By Alex Schumacher
Towards the beginning of this year Erik Larsen, one of the founders of Image Comics and creator of Savage Dragon, asserted “there are very, very few outstanding talents out there who aren’t already working.” He went on to add the following absolute statement: “if you’re GOOD—you WILL get work.” At best, this blanket statement is dismissive. At worst, it’s condescending and disrespectful to the creative hopefuls still battling it out in the trenches.
What’s worse is that Mr. Larsen, who has been an indie comics mainstay for some time, would seem to have completely forgotten what it was like to be an artist attempting to find success in their chosen profession. His ensuing social media thread was a reckless admonition casting aside the expansive list of components which contribute to the success of an artist, suggesting that talent alone will always win the day. In essence, the statement posits that if you never get your “big break” it’s simply due to your lack of talent, as opposed to the multitudes of other factors working against you at any given time.
Which is a crock, to say the least. Assembling a reliable creative team, funding, and time itself are but a few of the numerous hurdles to overcome on the steep and unpaved road to becoming a professional creator.
I will readily agree that a certain degree of competence is necessary before an established editor or publisher will consider your work. Any career, be it mathematician, attorney, plumber, proctologist, etc., requires years, if not decades, of experience to achieve proficiency. I would like to believe that, at its core, this is the message Mr. Larsen was hoping to disseminate. Unfortunately on its rather abrasive surface, this particular message conveniently glosses over the fact that perseverance and the unyielding commitment to constantly hone your craft are far more essential than some arbitrary qualifier such as “talent”.
Dogged persistence and an emotional flak jacket will be integral too, since, aside from the aforementioned professionalism, art is almost purely subjective. This is why it’s plausible that an aspiring comic book professional with plenty of talent may never manage to link up with an editor who digs the cut of their jib. Anyone who has ever attempted a career in comics (or the arts in general) has received their fair share of rejections. This doesn’t, in any way, shape, or form mean they don’t possess talent. It simply means that, in the avalanche of up-and-coming creators constantly besieging publishers and editors they were buried alive. It happens every single day.
Thomas Edison famously stated, “Genius is one percent inspiration, ninety-nine percent perspiration.” All the ability in the world means precious little if someone just rests on their laurels.
Which brings me to another point: this is a highly competitive industry. Tons of hopefuls vie for one of the few coveted seats in the hallowed halls of the comic book elite. Every single one of them is all a-twitter with the exact same hopes and dreams. Microscopic fish in an infinite sea of nearly identical aquatic life. To add to the already astronomical odds, those who have secured a spot in the upper echelon spend every waking moment desperately clinging to their hard-won position.
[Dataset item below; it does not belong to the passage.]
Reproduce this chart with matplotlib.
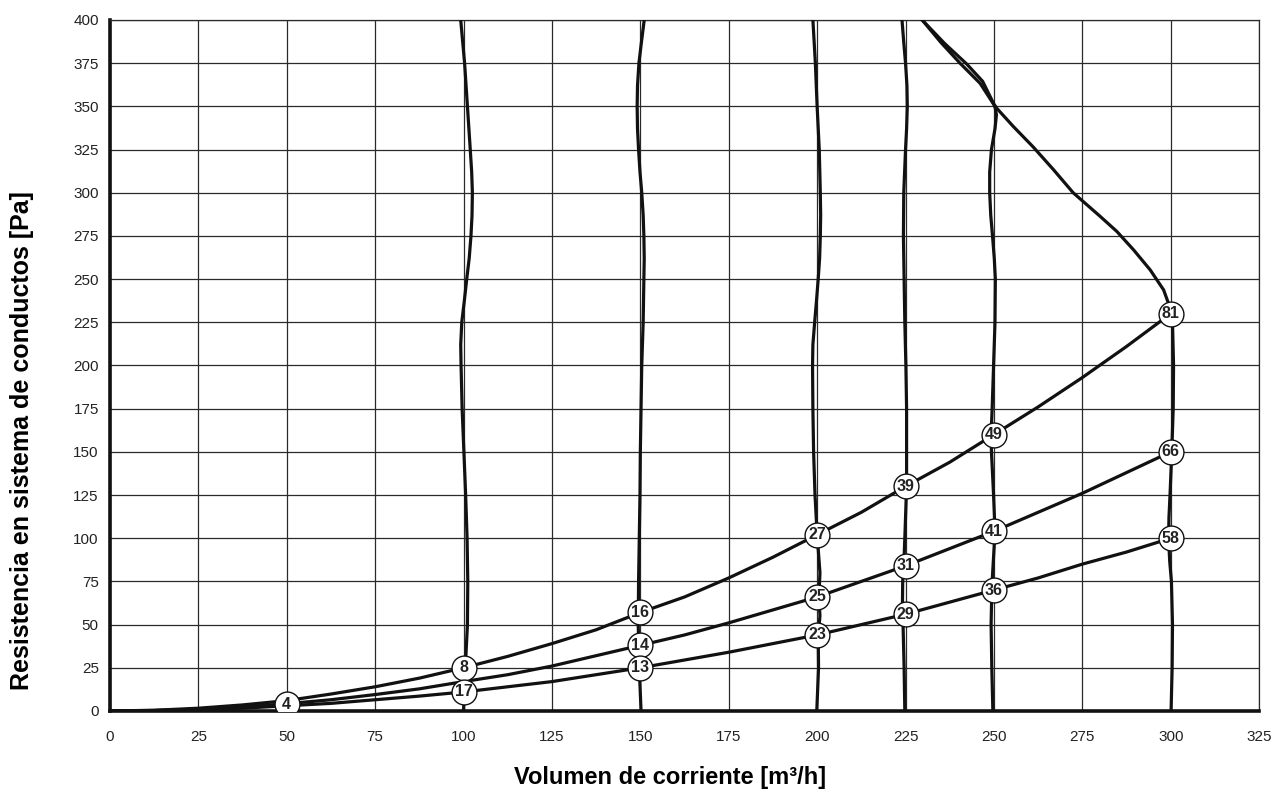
import matplotlib
matplotlib.use("Agg")
import matplotlib.pyplot as plt

plt.rcParams['font.family'] = ['Liberation Sans', 'DejaVu Sans']

# system curves (x = m3/h, y = Pa)
curve_x = [0, 12.5, 25, 37.5, 50, 62.5, 75, 87.5, 100, 112.5, 125, 137.5, 150,
           162.5, 175, 187.5, 200, 212.5, 225, 237.5, 250, 262.5, 275, 287.5, 300]
curve_hi = [0, 0.4, 1.6, 3.5, 6, 9.8, 14, 19, 25, 31.6, 39, 47, 57,
            66, 77, 89, 102, 115, 130, 144, 160, 176, 193, 211, 230]
curve_mid = [0, 0.3, 1.0, 2.3, 4.2, 6.5, 9.5, 12.8, 17, 21, 26, 32, 38,
             44, 51, 58.5, 66, 75, 84, 94, 104, 115, 126, 138, 150]
curve_lo = [0, 0.2, 0.7, 1.6, 3, 4.4, 6.5, 8.6, 11, 14, 17, 21, 25,
            29.5, 34, 39, 44, 50, 56, 63, 70, 77, 85, 92, 100]

# fan lines (nearly vertical): (pressure, flow) pairs
fan_100_y = [0, 25, 50, 75, 100, 125, 150, 175, 200, 212, 225, 237, 250, 262, 275, 287, 300, 312, 325, 350, 375, 400]
fan_100_x = [100, 100.5, 101.1, 101.2, 101, 100.6, 100.1, 99.6, 99.3, 99.2, 99.5, 100.2, 100.9, 101.6, 102.1, 102.4, 102.5, 102.3, 101.9, 101.1, 100.3, 99.2]

fan_150_y = [0, 25, 50, 75, 100, 125, 150, 175, 200, 225, 250, 262, 275, 287, 300, 312, 325, 337, 350, 362, 375, 387, 400]
fan_150_x = [150.2, 149.7, 149.4, 149.5, 149.7, 149.9, 150, 150.2, 150.4, 150.8, 151.0, 151.1, 151, 150.8, 150.4, 149.9, 149.5, 149.2, 149.1, 149.2, 149.6, 150.3, 151.1]

fan_200_y = [0, 25, 44, 55, 66, 80, 102, 125, 150, 175, 200, 212, 225, 237, 250, 262, 275, 287, 300, 325, 350, 375, 400]
fan_200_x = [199.9, 200.4, 200.3, 200.8, 200.5, 200.8, 200, 199.4, 199, 198.8, 198.7, 198.8, 199.3, 199.8, 200.3, 200.7, 200.9, 201.0, 200.9, 200.6, 200, 199.5, 198.8]

fan_225_y = [0, 25, 50, 56, 75, 84, 100, 130, 150, 175, 200, 225, 250, 275, 300, 325, 337, 350, 362, 375, 387, 400]
fan_225_x = [224.8, 224.6, 224.3, 224.1, 224.2, 224.5, 224.8, 225.3, 225.3, 225.3, 225.1, 224.8, 224.6, 224.4, 224.5, 225, 225.3, 225.5, 225.4, 225, 224.5, 224]

fan_250_y = [0, 25, 50, 70, 75, 100, 104, 125, 150, 160, 175, 200, 225, 250, 262, 275, 287, 300, 312, 325, 337, 345, 350]
fan_250_x = [249.7, 249.4, 249.2, 249.4, 249.5, 250.2, 250.3, 249.9, 249.3, 249.2, 249.5, 249.9, 250.3, 250.4, 250.1, 249.6, 249.1, 248.8, 248.8, 249.3, 250.3, 250.7, 250.3]

fan_300_y = [0, 25, 50, 75, 87, 100, 112, 125, 150, 175, 200, 225, 230]
fan_300_x = [300.1, 300.4, 300.5, 300.2, 299.7, 299.4, 299.5, 299.8, 300.3, 300.7, 300.8, 300.5, 300.2]

# upper limit curve
limit_x = [229.7, 235, 240.4, 246.1, 250.3, 255.5, 261.1, 266.9, 272.4, 275.3, 280.1, 284.8, 289.5, 294.2, 298, 300.4]
limit_y = [400, 387, 375, 363.3, 350, 338.3, 326.5, 313.2, 300, 294.8, 286.2, 277.5, 266.9, 255.3, 243.7, 230]
limit2_x = [229.7, 236, 242.3, 246.8, 250.3]
limit2_y = [400, 386.5, 374.5, 364.5, 350]

# labelled points
pt_x = [50, 100, 150, 200, 225, 250, 300,
        100, 150, 200, 225, 250, 300,
        150, 200, 225, 250, 300]
pt_y = [4, 25, 57, 102, 130, 160, 230,
        11, 38, 66, 84, 104, 150,
        25, 44, 56, 70, 100]
pt_lab = ['4', '8', '16', '27', '39', '49', '81',
          '17', '14', '25', '31', '41', '66',
          '13', '23', '29', '36', '58']

x_ticks = list(range(0, 326, 25))
y_ticks = list(range(0, 401, 25))

fig = plt.figure(figsize=(12.77, 7.89), dpi=100)
ax = fig.add_axes([0.0861, 0.0989, 0.8999, 0.8758])

lw = 2.3
for ys in (curve_hi, curve_mid, curve_lo):
    ax.plot(curve_x, ys, color='#111111', lw=lw, solid_capstyle='round', zorder=3)
for xs, ys in ((fan_100_x, fan_100_y), (fan_150_x, fan_150_y), (fan_200_x, fan_200_y),
               (fan_225_x, fan_225_y), (fan_250_x, fan_250_y), (fan_300_x, fan_300_y)):
    ax.plot(xs, ys, color='#111111', lw=lw, solid_joinstyle='round', zorder=3)
ax.plot(limit_x, limit_y, color='#111111', lw=lw, solid_joinstyle='round', zorder=3)
ax.plot(limit2_x, limit2_y, color='#111111', lw=lw, solid_joinstyle='round', zorder=3)

ax.scatter(pt_x, pt_y, s=320, facecolor='white', edgecolor='#111111', linewidths=1.0, zorder=4)
for x, y, t in zip(pt_x, pt_y, pt_lab):
    ax.text(x, y, t, ha='center', va='center', fontsize=11.5, fontweight='bold',
            color='#222222', zorder=5)

ax.set_xlim(0, 325)
ax.set_ylim(0, 400)
ax.set_xticks(x_ticks)
ax.set_yticks(y_ticks)
ax.grid(True, color='#2a2a2a', lw=0.9)
ax.set_axisbelow(True)
ax.tick_params(length=0, labelsize=11, colors='#222222')
ax.tick_params(axis='x', pad=14)
ax.tick_params(axis='y', pad=8)

for s in ('top', 'right'):
    ax.spines[s].set_linewidth(0.9)
    ax.spines[s].set_color('#2a2a2a')
for s in ('left', 'bottom'):
    ax.spines[s].set_linewidth(2.6)
    ax.spines[s].set_color('#111111')

ax.set_xlabel('Volumen de corriente [m³/h]', fontsize=17, fontweight='bold')
ax.set_ylabel('Resistencia en sistema de conductos [Pa]', fontsize=18, fontweight='bold')
ax.xaxis.set_label_coords(0.487, -0.079)
ax.yaxis.set_label_coords(-0.066, 0.392)

fig.savefig('out.png', dpi=100)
Being discovered is not a piece of pie.
If your work is of a professional quality, and if your pitch/art samples hurdle the mountainous slush pile of thousands of other portfolios, and if your passion finds its way into an editor’s hand, and if the editor isn’t suffering from the flu or a hemorrhoid or an emotional setback that day, then maybe a submission will have a shot at being considered. This chance does not ensure publication. It does not guarantee stability. It’s most assuredly not the promise of a hit series or graphic novel. Overcoming this first of many monumental obstacles merely grants the unparalleled honor of having an exchange with an actual editor.
As an aside, editors don’t owe you anything for the gallons of blood, sweat, and tears you pour into your work. Never respond to a rejection with an impassioned plea for reconsideration or, worse yet, an infuriated diatribe accusing said editor of failing to recognize your genius. Pick yourself up, dust yourself off, and either move on to the next publisher or the next project, if your project has been passed over.
None of this is meant to deter prospective creators. On the contrary, I am attempting to impart clear-sighted parameters of what the journey may hold in store. Again, this information is not meant to intimidate but to embolden with the knowledge that after a million “no’s” it only takes one “yes” to get that proverbial foot in the door. This is why I wholeheartedly dismiss the notion that anyone with any modicum of talent has already earned their spot among the ranks of professionals.
Rash and damning generalizations are crippling, dangerous, and wrong. I’m not suggesting that everyone should be given a participation trophy, but there’s no reason why a luminary in a position of power or influence can’t at least offer encouragement. Be realistic and set managed expectations. Don’t throw someone’s dream in the wood chipper simply because you’ve become disillusioned with your station in life. I would truly like to believe Mr. Larsen was coming from a benevolent place with his statement. Perhaps he meant it as a friendly warning or a call for budding sequential storytellers to be more reflective about their current skill level. That said, anyone in the public eye should pay more attention to their words and how those words may affect others.
It happens to be a golden age for comics and graphic novels. If working in this industry is something you desperately desire, then don’t let anyone take a jackhammer to your resolve. Unwavering tenacity alone may not ensure your place in the comic book industry, but neither does talent. Keep on scribbling no matter what, kids.